WRITTEN INSTRUCTION — Among the entries below, which lines run from the line with "Write a Python" through the line with "-15, -20, 0]"? Retype those, both ends included, exactly and without pictures.

(Charts and diagrams as code)
▬▬▬▬▬▬▬▬▬▬

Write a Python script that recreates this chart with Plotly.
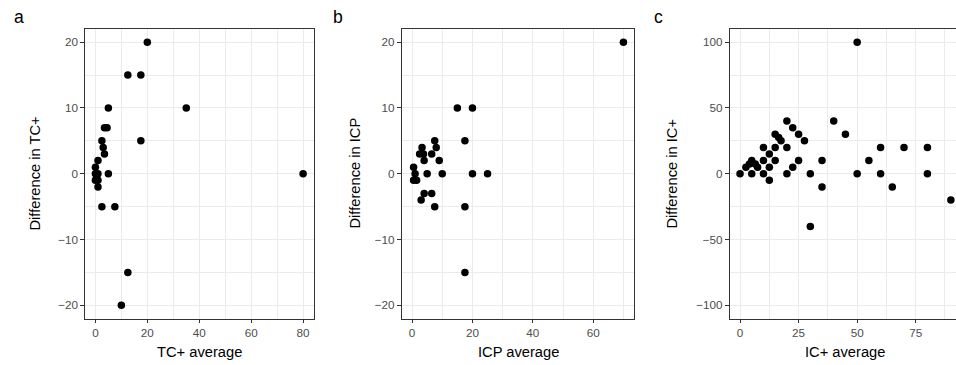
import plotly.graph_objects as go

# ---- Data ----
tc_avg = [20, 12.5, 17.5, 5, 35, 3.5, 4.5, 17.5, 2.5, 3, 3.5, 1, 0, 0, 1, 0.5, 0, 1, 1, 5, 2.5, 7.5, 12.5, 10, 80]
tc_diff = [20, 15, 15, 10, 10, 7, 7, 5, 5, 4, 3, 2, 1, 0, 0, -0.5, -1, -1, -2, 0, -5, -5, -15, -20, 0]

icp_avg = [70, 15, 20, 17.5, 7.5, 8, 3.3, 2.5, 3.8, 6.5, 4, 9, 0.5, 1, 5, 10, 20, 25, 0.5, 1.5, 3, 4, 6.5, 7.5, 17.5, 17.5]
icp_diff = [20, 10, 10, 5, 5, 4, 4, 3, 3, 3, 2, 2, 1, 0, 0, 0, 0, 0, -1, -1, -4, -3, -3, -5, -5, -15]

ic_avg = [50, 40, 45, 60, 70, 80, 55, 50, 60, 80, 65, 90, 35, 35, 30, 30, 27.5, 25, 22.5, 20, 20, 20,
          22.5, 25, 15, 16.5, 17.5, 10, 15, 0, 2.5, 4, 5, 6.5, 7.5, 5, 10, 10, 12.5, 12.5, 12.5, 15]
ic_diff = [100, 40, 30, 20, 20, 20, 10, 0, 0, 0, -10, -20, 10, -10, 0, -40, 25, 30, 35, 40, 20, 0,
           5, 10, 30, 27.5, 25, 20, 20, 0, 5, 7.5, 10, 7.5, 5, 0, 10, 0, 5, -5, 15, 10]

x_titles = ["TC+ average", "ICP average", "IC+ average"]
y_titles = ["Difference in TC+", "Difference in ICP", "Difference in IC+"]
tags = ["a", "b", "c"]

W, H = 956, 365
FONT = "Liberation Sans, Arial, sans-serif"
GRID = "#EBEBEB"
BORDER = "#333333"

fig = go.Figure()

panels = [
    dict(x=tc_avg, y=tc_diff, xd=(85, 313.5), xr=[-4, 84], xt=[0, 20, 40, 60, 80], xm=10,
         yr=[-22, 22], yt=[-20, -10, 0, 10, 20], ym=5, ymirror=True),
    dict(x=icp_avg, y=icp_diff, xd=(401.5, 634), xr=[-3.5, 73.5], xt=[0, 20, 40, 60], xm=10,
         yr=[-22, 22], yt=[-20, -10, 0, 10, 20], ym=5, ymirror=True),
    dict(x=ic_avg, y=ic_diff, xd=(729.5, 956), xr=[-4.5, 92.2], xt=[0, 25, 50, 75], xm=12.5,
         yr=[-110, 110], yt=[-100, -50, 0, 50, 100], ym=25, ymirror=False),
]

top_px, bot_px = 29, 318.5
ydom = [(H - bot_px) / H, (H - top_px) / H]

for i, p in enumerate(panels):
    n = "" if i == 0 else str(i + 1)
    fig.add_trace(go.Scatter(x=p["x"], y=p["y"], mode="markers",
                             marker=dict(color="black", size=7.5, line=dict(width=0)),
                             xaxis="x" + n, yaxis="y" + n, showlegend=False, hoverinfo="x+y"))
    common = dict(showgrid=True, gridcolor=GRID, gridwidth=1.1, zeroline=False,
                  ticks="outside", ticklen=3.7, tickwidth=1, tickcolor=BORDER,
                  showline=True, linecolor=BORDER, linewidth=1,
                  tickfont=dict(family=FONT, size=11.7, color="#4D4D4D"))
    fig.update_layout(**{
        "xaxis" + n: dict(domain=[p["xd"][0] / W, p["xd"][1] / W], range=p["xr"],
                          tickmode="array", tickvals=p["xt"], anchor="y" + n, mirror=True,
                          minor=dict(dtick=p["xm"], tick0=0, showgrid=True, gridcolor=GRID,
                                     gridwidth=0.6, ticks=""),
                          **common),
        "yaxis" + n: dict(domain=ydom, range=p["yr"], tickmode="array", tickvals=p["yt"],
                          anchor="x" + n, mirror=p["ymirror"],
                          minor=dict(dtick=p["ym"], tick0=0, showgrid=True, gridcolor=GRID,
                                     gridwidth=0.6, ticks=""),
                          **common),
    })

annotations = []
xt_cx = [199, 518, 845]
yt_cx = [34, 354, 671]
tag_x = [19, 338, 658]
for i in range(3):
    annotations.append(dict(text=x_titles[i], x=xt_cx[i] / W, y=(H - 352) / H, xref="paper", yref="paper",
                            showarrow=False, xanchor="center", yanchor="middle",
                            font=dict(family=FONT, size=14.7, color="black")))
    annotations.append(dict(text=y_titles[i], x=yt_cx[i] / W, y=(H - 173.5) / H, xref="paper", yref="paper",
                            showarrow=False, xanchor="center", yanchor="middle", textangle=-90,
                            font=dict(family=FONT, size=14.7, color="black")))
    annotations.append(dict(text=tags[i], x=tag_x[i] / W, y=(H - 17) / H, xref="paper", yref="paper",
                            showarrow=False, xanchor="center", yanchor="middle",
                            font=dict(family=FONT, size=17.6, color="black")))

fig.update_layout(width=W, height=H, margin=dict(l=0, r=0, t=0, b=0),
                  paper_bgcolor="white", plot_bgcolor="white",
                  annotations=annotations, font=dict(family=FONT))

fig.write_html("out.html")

▬▬▬▬▬▬▬▬▬▬

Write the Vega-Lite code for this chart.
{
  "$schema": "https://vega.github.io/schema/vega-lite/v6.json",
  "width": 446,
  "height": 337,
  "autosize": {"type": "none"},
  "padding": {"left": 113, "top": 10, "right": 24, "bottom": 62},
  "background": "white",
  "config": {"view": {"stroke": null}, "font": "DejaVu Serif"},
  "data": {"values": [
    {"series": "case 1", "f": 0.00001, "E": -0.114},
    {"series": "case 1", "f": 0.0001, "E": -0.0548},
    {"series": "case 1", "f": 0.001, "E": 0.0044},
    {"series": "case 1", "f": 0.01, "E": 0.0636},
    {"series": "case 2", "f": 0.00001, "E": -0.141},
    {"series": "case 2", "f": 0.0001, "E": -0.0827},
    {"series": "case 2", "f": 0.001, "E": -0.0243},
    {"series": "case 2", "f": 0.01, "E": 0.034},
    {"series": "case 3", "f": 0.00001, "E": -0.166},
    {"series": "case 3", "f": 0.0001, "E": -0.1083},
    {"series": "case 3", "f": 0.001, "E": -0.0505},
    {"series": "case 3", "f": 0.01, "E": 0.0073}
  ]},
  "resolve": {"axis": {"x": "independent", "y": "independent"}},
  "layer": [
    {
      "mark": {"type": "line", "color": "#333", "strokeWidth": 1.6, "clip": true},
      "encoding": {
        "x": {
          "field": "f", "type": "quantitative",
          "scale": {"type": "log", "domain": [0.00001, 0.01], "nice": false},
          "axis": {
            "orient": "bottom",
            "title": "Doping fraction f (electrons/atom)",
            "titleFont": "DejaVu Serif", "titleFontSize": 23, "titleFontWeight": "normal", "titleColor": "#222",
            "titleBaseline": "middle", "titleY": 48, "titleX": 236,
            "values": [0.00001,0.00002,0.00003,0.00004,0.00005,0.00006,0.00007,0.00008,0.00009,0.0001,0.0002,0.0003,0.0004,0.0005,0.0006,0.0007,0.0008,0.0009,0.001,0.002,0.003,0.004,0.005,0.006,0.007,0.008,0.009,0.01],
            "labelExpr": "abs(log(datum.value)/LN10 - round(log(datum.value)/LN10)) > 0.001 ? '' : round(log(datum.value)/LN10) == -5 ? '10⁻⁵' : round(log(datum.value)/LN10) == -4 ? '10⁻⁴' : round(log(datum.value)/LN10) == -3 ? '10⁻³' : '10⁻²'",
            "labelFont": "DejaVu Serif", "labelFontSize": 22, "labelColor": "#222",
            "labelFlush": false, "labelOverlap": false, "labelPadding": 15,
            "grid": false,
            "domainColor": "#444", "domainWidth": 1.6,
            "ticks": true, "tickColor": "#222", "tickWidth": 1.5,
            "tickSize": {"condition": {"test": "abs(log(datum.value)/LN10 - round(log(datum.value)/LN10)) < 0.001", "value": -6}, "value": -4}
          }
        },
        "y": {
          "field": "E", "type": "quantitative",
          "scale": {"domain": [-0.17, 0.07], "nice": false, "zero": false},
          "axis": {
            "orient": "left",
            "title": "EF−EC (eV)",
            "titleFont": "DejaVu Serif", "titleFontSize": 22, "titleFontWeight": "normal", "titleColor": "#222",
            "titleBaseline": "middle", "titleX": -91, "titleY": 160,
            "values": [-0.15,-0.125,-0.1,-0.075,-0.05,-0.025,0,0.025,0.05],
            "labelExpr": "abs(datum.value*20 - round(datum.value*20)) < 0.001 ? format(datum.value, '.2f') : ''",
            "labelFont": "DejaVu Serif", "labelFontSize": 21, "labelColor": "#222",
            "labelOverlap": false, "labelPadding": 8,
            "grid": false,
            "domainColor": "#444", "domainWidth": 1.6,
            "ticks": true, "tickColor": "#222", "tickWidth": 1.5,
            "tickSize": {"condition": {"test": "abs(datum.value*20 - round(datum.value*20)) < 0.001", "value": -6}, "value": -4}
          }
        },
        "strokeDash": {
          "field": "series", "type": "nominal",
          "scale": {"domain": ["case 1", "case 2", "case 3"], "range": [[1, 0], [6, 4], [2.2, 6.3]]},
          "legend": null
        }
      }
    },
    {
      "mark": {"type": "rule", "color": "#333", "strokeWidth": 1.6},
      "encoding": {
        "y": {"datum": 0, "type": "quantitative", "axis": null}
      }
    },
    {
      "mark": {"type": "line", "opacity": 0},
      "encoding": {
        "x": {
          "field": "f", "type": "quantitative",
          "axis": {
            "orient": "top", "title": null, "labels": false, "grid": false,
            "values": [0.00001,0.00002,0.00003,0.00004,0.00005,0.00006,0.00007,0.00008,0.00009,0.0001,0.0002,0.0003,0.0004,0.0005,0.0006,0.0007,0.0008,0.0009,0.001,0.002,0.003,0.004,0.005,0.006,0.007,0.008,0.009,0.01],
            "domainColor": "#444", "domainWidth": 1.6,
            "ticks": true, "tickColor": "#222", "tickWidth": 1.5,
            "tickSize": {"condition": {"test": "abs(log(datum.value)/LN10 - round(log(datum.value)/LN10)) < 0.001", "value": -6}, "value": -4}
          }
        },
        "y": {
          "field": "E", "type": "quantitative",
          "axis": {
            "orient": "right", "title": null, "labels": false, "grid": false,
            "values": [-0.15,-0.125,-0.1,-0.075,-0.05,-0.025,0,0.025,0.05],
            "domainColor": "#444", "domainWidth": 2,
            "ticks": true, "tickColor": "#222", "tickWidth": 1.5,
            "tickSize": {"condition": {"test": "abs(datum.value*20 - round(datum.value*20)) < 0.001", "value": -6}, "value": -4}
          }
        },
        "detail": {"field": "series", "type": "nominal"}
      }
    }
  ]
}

▬▬▬▬▬▬▬▬▬▬

TASK ANSWER —
Write a Python script that recreates this chart with Plotly.
import plotly.graph_objects as go

# ---- Data ----
tc_avg = [20, 12.5, 17.5, 5, 35, 3.5, 4.5, 17.5, 2.5, 3, 3.5, 1, 0, 0, 1, 0.5, 0, 1, 1, 5, 2.5, 7.5, 12.5, 10, 80]
tc_diff = [20, 15, 15, 10, 10, 7, 7, 5, 5, 4, 3, 2, 1, 0, 0, -0.5, -1, -1, -2, 0, -5, -5, -15, -20, 0]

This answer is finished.